How to grow my hosting company? - bambam24
I wonder which platform&#x2F;sources I can use to find leads for my software hosting company? 
FYI, It’s profitable business last 10 years, I usually sold to my friends and their friends etc.
I build websites and eCommerce solutions for them.
And yes I’m only 24 years old drop out of collage.
======
stevekemp
It's a saturated market, and has been for a long time.

On the low-end you've got cpanel resellers, on the middle-ground you have
people who buy hardware and stick it in racks in other peoples' data-centers.
On the high-end companies build, assemble, and host their own kit.

Really it comes down to identifying your ideal user and marketing,
advertising, and cutting costs.

Small hosting companies usually promise "personal support", but of course the
reality is that support is timeconsuming if you're doing it alone, and
expensive if you have to hire decent sysadmins.

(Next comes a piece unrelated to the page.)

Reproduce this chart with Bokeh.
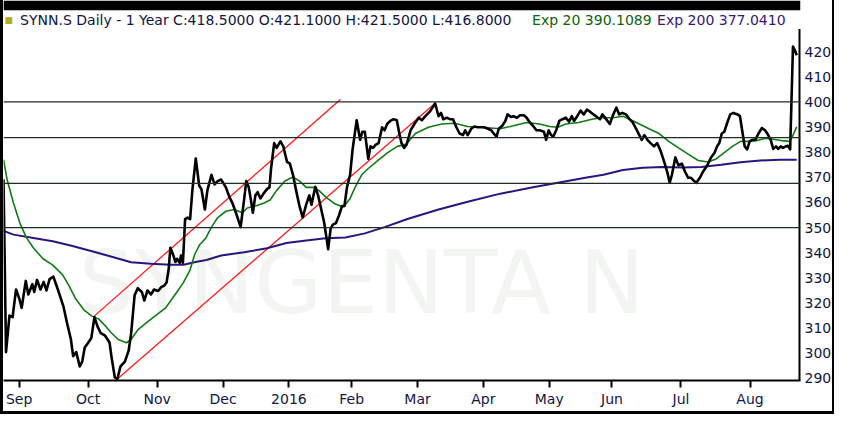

Actual specifics will depend on where/what you're doing. Do you have your own
hardware? Your own links? Your own AS, etc? Or are you reselling something
from somebody else?

------
rxsel
Hosting and the tech behind it, networks, etc. Is something I’m interested
learning more about. Recommend any resources? Also, do people still care about
college? This is a college dropout asking.

------
p0d
"drop out of collage"...that line itself could make money.